**THE PROBLEM**
Only the pictures are omitted; repeat all other data exactly.
— START OF INFORMATION SUPPLIED —
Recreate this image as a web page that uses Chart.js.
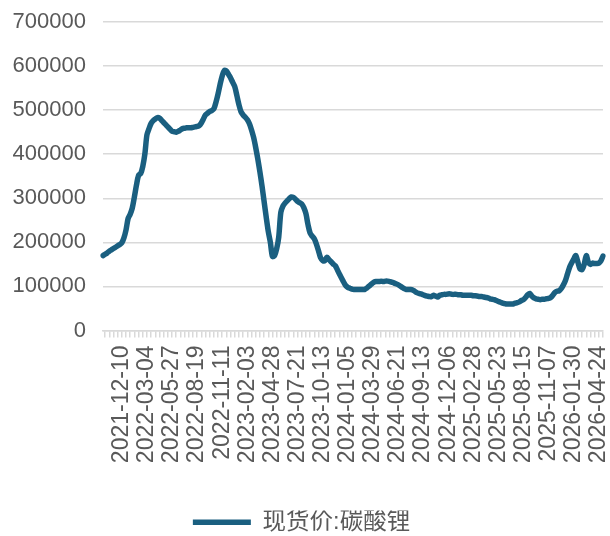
<!DOCTYPE html>
<html lang="zh">
<head>
    <meta charset="UTF-8">
    <title>现货价:碳酸锂</title>
    <script src="https://cdn.jsdelivr.net/npm/chart.js"></script>
    <style>
        html, body { margin: 0; padding: 0; background: #fff; }
    </style>
</head>
<body>
    <canvas id="priceChart" width="610" height="536"></canvas>

    <script>
        // weekly spot price, yuan/ton
        const startDate = '2021-10-08';
        const seriesName = '现货价:碳酸锂';
        const priceK = [
            170, 173, 176, 180, 183, 186, 189, 192, 195, 199,
            210, 228, 254, 264, 278, 303, 330, 352, 356, 372,
            400, 444, 458, 470, 476, 480, 483, 482, 477, 472,
            467, 462, 457, 452, 451, 450, 452, 455, 458, 459,
            460, 460, 460, 461, 462, 463, 465, 471, 480, 489,
            493, 497, 499, 503, 518, 537, 559, 578, 590, 589,
            581, 573, 563, 553, 533, 512, 496, 489, 484, 478,
            469, 455, 438, 415, 389, 360, 328, 293, 258, 225,
            200, 168, 170, 185, 212, 268, 282, 289, 294, 299,
            303, 302, 298, 293, 290, 287, 279, 265, 240, 221,
            214, 208, 196, 181, 165, 159, 158, 166, 161, 156,
            151, 147, 138, 128, 119, 110, 102, 98, 96, 94,
            93, 93, 93, 93, 93, 93, 96, 100, 104, 108,
            111, 111, 111, 112, 111, 112, 112, 111, 110, 108,
            106, 104, 101, 98, 95, 93, 93, 93, 92, 89,
            86, 84, 83, 81, 79, 78, 77, 77, 80, 78,
            76, 80, 81, 82, 82, 83, 83, 82, 82, 82,
            81, 81, 80, 80, 80, 80, 80, 79, 79, 78,
            77, 77, 76, 75, 74, 72, 71, 70, 68, 66,
            64, 62, 61, 60, 60, 60, 60, 62, 63, 65,
            68, 70, 75, 81, 84, 78, 74, 72, 71, 70,
            71, 71, 72, 73, 75, 80, 86, 89, 90, 95,
            103, 113, 128, 143, 153, 162, 170, 155, 140, 138,
            150, 170, 155, 150, 153, 152, 152, 153, 158, 169
        ];
        const tickLabels = [
            '2021-12-10', '2022-03-04', '2022-05-27', '2022-08-19', '2022-11-11',
            '2023-02-03', '2023-04-28', '2023-07-21', '2023-10-13', '2024-01-05',
            '2024-03-29', '2024-06-21', '2024-09-13', '2024-12-06', '2025-02-28',
            '2025-05-23', '2025-08-15', '2025-11-07', '2026-01-30', '2026-04-24'
        ];
        const yTicks = [0, 100000, 200000, 300000, 400000, 500000, 600000, 700000];

        // one category per week
        const dates = [];
        const d0 = new Date(startDate + 'T00:00:00Z');
        for (let i = 0; i < priceK.length; i++) {
            const d = new Date(d0.getTime() + i * 7 * 86400000);
            dates.push(d.toISOString().slice(0, 10));
        }
        const prices = priceK.map(v => v * 1000);

        const lineColor = '#1A5F80';
        const gridColor = '#D9D9D9';
        const textColor = '#595959';
        const fontFamily = '"Liberation Sans", "Noto Sans CJK SC", Arial, sans-serif';

        new Chart(document.getElementById('priceChart'), {
            type: 'line',
            data: {
                labels: dates,
                datasets: [{
                    label: seriesName,
                    data: prices,
                    borderColor: lineColor,
                    backgroundColor: lineColor,
                    borderWidth: 5.5,
                    borderCapStyle: 'round',
                    borderJoinStyle: 'round',
                    pointRadius: 0,
                    tension: 0.3
                }]
            },
            options: {
                responsive: false,
                animation: false,
                layout: { padding: { top: 22, right: 7, bottom: -8, left: 0 } },
                plugins: {
                    tooltip: { enabled: false },
                    legend: {
                        position: 'bottom',
                        labels: {
                            usePointStyle: true,
                            pointStyle: 'line',
                            pointStyleWidth: 58,
                            color: textColor,
                            padding: 0,
                            font: { family: fontFamily, size: 23.5 }
                        }
                    }
                },
                scales: {
                    x: {
                        offset: false,
                        grid: {
                            drawOnChartArea: false,
                            drawTicks: true,
                            tickLength: 7,
                            lineWidth: 1.5,
                            color: ctx => (ctx.index % 2 === 1 ? gridColor : 'rgba(0,0,0,0)')
                        },
                        border: { color: gridColor, width: 1.5 },
                        ticks: {
                            autoSkip: false,
                            maxRotation: 90,
                            minRotation: 90,
                            padding: 8,
                            color: textColor,
                            font: { family: fontFamily, size: 23 },
                            callback: (v, i) => (i >= 9 && (i - 9) % 12 === 0 ? tickLabels[(i - 9) / 12] : '')
                        },
                        afterFit: s => {
                            s.height = 180;
                            s.paddingLeft = 0;
                            s.paddingRight = 0;
                        }
                    },
                    y: {
                        min: 0,
                        max: 700000,
                        afterBuildTicks: s => { s.ticks = yTicks.map(v => ({ value: v })); },
                        grid: { color: gridColor, lineWidth: 1.5, drawTicks: false },
                        border: { display: false },
                        ticks: {
                            padding: 17,
                            color: textColor,
                            font: { family: fontFamily, size: 22 },
                            callback: v => String(v)
                        },
                        afterFit: s => {
                            s.width = 103;
                            s.paddingTop = 0;
                            s.paddingBottom = 0;
                        }
                    }
                }
            }
        });
    </script>
</body>
</html>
— END OF INFORMATION SUPPLIED —
**FULL OUTPUT**
Recreate this image as a web page that uses Chart.js.
<!DOCTYPE html>
<html lang="zh">
<head>
    <meta charset="UTF-8">
    <title>现货价:碳酸锂</title>
    <script src="https://cdn.jsdelivr.net/npm/chart.js"></script>
    <style>
        html, body { margin: 0; padding: 0; background: #fff; }
    </style>
</head>
<body>
    <canvas id="priceChart" width="610" height="536"></canvas>

    <script>
        // weekly spot price, yuan/ton
        const startDate = '2021-10-08';
        const seriesName = '现货价:碳酸锂';
        const priceK = [
            170, 173, 176, 180, 183, 186, 189, 192, 195, 199,
            210, 228, 254, 264, 278, 303, 330, 352, 356, 372,
            400, 444, 458, 470, 476, 480, 483, 482, 477, 472,
            467, 462, 457, 452, 451, 450, 452, 455, 458, 459,
            460, 460, 460, 461, 462, 463, 465, 471, 480, 489,
            493, 497, 499, 503, 518, 537, 559, 578, 590, 589,
            581, 573, 563, 553, 533, 512, 496, 489, 484, 478,
            469, 455, 438, 415, 389, 360, 328, 293, 258, 225,
            200, 168, 170, 185, 212, 268, 282, 289, 294, 299,
            303, 302, 298, 293, 290, 287, 279, 265, 240, 221,
            214, 208, 196, 181, 165, 159, 158, 166, 161, 156,
            151, 147, 138, 128, 119, 110, 102, 98, 96, 94,
            93, 93, 93, 93, 93, 93, 96, 100, 104, 108,
            111, 111, 111, 112, 111, 112, 112, 111, 110, 108,
            106, 104, 101, 98, 95, 93, 93, 93, 92, 89,
            86, 84, 83, 81, 79, 78, 77, 77, 80, 78,
            76, 80, 81, 82, 82, 83, 83, 82, 82, 82,
            81, 81, 80, 80, 80, 80, 80, 79, 79, 78,
            77, 77, 76, 75, 74, 72, 71, 70, 68, 66,
            64, 62, 61, 60, 60, 60, 60, 62, 63, 65,
            68, 70, 75, 81, 84, 78, 74, 72, 71, 70,
            71, 71, 72, 73, 75, 80, 86, 89, 90, 95,
            103, 113, 128, 143, 153, 162, 170, 155, 140, 138,
            150, 170, 155, 150, 153, 152, 152, 153, 158, 169
        ];
        const tickLabels = [
            '2021-12-10', '2022-03-04', '2022-05-27', '2022-08-19', '2022-11-11',
            '2023-02-03', '2023-04-28', '2023-07-21', '2023-10-13', '2024-01-05',
            '2024-03-29', '2024-06-21', '2024-09-13', '2024-12-06', '2025-02-28',
            '2025-05-23', '2025-08-15', '2025-11-07', '2026-01-30', '2026-04-24'
        ];
        const yTicks = [0, 100000, 200000, 300000, 400000, 500000, 600000, 700000];

        // one category per week
        const dates = [];
        const d0 = new Date(startDate + 'T00:00:00Z');
        for (let i = 0; i < priceK.length; i++) {
            const d = new Date(d0.getTime() + i * 7 * 86400000);
            dates.push(d.toISOString().slice(0, 10));
        }
        const prices = priceK.map(v => v * 1000);

        const lineColor = '#1A5F80';
        const gridColor = '#D9D9D9';
        const textColor = '#595959';
        const fontFamily = '"Liberation Sans", "Noto Sans CJK SC", Arial, sans-serif';

        new Chart(document.getElementById('priceChart'), {
            type: 'line',
            data: {
                labels: dates,
                datasets: [{
                    label: seriesName,
                    data: prices,
                    borderColor: lineColor,
                    backgroundColor: lineColor,
                    borderWidth: 5.5,
                    borderCapStyle: 'round',
                    borderJoinStyle: 'round',
                    pointRadius: 0,
                    tension: 0.3
                }]
            },
            options: {
                responsive: false,
                animation: false,
                layout: { padding: { top: 22, right: 7, bottom: -8, left: 0 } },
                plugins: {
                    tooltip: { enabled: false },
                    legend: {
                        position: 'bottom',
                        labels: {
                            usePointStyle: true,
                            pointStyle: 'line',
                            pointStyleWidth: 58,
                            color: textColor,
                            padding: 0,
                            font: { family: fontFamily, size: 23.5 }
                        }
                    }
                },
                scales: {
                    x: {
                        offset: false,
                        grid: {
                            drawOnChartArea: false,
                            drawTicks: true,
                            tickLength: 7,
                            lineWidth: 1.5,
                            color: ctx => (ctx.index % 2 === 1 ? gridColor : 'rgba(0,0,0,0)')
                        },
                        border: { color: gridColor, width: 1.5 },
                        ticks: {
                            autoSkip: false,
                            maxRotation: 90,
                            minRotation: 90,
                            padding: 8,
                            color: textColor,
                            font: { family: fontFamily, size: 23 },
                            callback: (v, i) => (i >= 9 && (i - 9) % 12 === 0 ? tickLabels[(i - 9) / 12] : '')
                        },
                        afterFit: s => {
                            s.height = 180;
                            s.paddingLeft = 0;
                            s.paddingRight = 0;
                        }
                    },
                    y: {
                        min: 0,
                        max: 700000,
                        afterBuildTicks: s => { s.ticks = yTicks.map(v => ({ value: v })); },
                        grid: { color: gridColor, lineWidth: 1.5, drawTicks: false },
                        border: { display: false },
                        ticks: {
                            padding: 17,
                            color: textColor,
                            font: { family: fontFamily, size: 22 },
                            callback: v => String(v)
                        },
                        afterFit: s => {
                            s.width = 103;
                            s.paddingTop = 0;
                            s.paddingBottom = 0;
                        }
                    }
                }
            }
        });
    </script>
</body>
</html>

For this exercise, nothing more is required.